Even if true, this is no solace for the falsely accused, their family and their friends.

No-one would be prevented from accessing justice if anonymity were granted to the accused, just as no-one is actually prevented from visiting the dentist through fear of the drill. What is needed is kindness, understanding and safety for those coming forward, but certainly not the sacrifice of other innocent human beings.

This doesn’t mean we should shrug our shoulders and ignore the experiences of those such as Richard and Gambaccini. Rather, as Evaw urges, we should focus on the true cause of distress and harm in such cases, which is not our legal system, with its principle of innocent until proven guilty, but a sensationalist media producing deeply unsatisfactory reporting on sexual violence.

So, when society heaps shame, stigma and blame on victims, the law must step in and protect their identity. But when distress and harm is done to the falsely accused by releasing their identity, the law is not at fault and we can blame it all on the press.
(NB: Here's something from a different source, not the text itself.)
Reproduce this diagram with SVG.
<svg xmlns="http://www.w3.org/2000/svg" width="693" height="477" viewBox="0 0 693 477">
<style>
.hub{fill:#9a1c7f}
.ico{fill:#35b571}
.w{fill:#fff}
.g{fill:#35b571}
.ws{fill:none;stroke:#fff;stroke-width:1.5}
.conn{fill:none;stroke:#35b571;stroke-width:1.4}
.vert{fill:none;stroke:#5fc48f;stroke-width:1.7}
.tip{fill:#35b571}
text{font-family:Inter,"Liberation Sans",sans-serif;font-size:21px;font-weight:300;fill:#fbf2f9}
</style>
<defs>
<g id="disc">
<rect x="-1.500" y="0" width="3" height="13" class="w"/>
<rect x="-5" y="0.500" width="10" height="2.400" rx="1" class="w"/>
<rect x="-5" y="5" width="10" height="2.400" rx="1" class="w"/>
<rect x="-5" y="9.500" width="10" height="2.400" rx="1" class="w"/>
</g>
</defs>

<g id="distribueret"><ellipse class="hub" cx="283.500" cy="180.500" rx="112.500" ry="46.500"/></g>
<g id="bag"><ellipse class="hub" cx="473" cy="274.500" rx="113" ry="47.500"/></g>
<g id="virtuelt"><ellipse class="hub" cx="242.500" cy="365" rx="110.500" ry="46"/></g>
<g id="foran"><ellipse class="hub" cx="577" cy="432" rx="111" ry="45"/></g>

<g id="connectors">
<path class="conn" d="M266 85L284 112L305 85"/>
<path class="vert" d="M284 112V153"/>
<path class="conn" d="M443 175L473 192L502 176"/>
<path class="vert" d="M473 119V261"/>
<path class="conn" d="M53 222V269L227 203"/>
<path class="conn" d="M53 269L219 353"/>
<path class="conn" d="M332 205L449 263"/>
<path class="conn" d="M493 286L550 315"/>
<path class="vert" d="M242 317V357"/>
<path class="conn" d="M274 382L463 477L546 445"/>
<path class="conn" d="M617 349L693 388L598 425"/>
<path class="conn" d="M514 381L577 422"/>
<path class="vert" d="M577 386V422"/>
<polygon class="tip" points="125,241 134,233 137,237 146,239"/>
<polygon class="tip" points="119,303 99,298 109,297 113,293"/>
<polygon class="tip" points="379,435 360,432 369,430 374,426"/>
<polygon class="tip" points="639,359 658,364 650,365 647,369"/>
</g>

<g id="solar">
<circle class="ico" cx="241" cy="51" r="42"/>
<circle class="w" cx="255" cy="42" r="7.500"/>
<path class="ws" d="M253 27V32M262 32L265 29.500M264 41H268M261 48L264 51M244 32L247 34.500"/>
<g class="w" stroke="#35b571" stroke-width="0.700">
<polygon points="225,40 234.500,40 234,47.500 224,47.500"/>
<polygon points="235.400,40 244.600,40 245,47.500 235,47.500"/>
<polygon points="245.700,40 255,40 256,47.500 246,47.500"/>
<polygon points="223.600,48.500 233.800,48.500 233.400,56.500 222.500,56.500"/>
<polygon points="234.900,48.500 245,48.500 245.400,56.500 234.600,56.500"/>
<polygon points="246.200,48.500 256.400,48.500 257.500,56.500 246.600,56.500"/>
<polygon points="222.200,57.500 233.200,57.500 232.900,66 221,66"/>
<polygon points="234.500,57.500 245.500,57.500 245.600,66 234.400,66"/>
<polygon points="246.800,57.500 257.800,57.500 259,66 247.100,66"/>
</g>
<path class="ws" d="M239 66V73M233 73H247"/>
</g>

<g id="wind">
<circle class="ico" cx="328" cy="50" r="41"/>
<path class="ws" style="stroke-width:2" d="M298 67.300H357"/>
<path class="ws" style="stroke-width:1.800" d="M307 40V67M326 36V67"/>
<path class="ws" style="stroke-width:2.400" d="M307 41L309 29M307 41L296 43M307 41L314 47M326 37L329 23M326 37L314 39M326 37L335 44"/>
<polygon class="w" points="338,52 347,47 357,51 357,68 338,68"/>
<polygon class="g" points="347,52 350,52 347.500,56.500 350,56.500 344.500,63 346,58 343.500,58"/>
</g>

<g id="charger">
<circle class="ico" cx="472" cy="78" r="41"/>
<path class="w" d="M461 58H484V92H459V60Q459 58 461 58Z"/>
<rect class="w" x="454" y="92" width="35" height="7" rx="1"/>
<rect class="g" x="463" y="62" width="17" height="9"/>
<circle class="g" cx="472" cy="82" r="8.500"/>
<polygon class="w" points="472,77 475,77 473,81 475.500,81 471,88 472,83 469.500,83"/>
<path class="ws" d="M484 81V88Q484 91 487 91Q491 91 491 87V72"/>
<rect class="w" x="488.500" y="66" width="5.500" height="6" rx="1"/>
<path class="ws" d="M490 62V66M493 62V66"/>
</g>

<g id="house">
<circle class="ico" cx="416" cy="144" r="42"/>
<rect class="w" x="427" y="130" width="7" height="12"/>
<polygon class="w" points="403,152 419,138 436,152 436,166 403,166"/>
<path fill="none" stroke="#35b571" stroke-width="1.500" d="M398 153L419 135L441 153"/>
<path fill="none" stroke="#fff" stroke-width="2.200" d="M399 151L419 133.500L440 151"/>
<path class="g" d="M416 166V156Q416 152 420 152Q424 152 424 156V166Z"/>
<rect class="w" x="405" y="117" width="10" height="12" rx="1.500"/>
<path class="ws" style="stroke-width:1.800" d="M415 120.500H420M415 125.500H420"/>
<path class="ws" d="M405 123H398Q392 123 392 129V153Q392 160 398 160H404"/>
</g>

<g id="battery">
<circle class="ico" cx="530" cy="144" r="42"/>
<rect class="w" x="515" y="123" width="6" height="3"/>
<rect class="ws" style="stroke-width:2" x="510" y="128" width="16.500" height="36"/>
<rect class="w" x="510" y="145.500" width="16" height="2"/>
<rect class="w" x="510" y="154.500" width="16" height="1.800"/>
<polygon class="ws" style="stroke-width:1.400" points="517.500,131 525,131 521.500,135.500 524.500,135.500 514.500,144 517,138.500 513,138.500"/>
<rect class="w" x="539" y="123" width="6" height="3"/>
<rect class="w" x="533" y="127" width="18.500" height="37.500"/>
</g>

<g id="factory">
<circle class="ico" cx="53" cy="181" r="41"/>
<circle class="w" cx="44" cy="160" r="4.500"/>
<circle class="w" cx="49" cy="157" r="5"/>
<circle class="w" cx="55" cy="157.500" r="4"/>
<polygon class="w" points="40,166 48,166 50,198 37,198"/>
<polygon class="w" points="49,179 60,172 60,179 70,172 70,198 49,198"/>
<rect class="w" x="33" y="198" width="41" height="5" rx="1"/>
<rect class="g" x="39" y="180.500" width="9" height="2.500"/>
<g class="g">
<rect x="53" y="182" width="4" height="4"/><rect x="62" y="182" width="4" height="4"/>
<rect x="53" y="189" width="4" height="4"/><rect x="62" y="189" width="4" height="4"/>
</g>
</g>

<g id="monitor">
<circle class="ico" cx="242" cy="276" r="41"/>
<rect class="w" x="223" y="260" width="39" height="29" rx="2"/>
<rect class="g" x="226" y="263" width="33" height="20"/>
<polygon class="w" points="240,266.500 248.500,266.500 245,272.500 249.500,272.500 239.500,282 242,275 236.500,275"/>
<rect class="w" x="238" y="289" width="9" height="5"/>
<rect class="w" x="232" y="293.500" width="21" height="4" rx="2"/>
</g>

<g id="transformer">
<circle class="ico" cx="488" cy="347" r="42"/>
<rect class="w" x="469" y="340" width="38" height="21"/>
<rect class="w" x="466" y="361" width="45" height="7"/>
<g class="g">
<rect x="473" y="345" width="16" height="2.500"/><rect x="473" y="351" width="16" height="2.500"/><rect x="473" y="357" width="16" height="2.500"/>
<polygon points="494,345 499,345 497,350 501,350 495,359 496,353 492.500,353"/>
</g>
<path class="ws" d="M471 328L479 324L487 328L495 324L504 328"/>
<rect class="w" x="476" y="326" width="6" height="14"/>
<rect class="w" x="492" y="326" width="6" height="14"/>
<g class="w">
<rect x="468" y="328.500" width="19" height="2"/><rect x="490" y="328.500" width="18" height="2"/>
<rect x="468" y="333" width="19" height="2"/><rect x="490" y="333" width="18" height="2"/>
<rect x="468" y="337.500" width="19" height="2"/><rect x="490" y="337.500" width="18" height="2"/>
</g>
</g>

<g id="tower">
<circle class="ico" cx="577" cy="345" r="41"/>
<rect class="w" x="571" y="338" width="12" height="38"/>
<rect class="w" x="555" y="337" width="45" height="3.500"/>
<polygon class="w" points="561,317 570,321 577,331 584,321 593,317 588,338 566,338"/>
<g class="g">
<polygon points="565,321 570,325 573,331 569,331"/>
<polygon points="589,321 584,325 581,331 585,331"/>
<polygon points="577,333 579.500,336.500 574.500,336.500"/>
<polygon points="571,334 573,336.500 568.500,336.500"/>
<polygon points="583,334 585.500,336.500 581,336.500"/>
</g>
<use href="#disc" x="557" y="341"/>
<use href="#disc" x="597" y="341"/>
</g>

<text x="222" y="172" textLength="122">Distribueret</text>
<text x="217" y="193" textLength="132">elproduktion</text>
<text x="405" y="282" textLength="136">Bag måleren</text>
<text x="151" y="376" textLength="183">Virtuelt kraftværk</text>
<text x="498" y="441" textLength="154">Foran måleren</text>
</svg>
And, tell anyone who has been through an investigation for rape or child-abuse that the police and others hold to the principle of innocent until proven guilty — they’ve been told to believe the ‘victims’!

Further, if you set store by ‘innocent until proven guilty’, why are you happy to throw the innocent to the media wolves and vicious individuals who need only scant excuse to do terrible things?

This sees those accused of sex offences painted as evil “monsters”; a response that does nothing to help the struggle against sexual violence. Coverage does victims no favours either, from the description of rape in inappropriate and mitigating terms to the portrayal of survivors as either perfect victims or flawed women who brought offences upon themselves. This should be thoroughly investigated and action should be taken to try to resolve these problems.

action should be taken to try to resolve these problems — the old exclamation that, ‘something should be done’; someone somewhere must have a magic wand to fix this issue. All the while we have press-barons and their hacks hiding behind freedom of the press and well-paid lawyers, and individuals who equate being accused with being guilty, there is no solution but anonymity for all.

But extending anonymity to those accused of sexual offences is not the answer, and could do great harm to survivors in an area where it is already very hard to achieve justice.

The argument that we should sacrifice the falsely accused as collateral damage in order to catch the guilty, is no different to the argument that we should drop a bomb on a crowded market square in order to kill senior members of a terrorist organization.

We must let go of the desperate desire to right all wrongs, especially at the expense of doing more wrong. And also given that the law acts after the fact: the wrong of abuse is never actually righted; a guilty verdict on the truly guilty does not undo a rape. Is the mere potential for ‘closure’ for true victims really worth the definite harm done to the falsely accused (and their family and their friends) whose life is never the same again, and which may well be brought to an untimely end?

Further more, the punishment for the falsely accused is worse than for the guilty. First they go through the hell of the investigation and all that it entails and then, if found guilty — which is all too likely in a system that treats an allegation as compelling evidence — their time in prison is more harsh because they won’t admit what they did and begin their ‘rehabilitation’.

It should be noted in these discussions — and here is as good a place as any — that a false allegation may come from the police themselves in a bid to turn a mild concern into a case for prosecution. All too often, people who are judged on facile numerical results — guilty verdicts in this case — will game the system for personal advancement.

If a fraction of the effort that goes into catching offenders, instead went into discovering what turns an innocent new-born into a rapist or paedophile, we might then achieve something beyond the perpetual fire-fighting.

When the state (the law) does wrong in a bid to do right, we know we’ve gone wide of the mark.

For doctors, along with the precept to ‘always put the interests of your patients ahead of your own’ is the principle that says, ‘first, do no harm‘. This canon should be extended to the law, and beyond.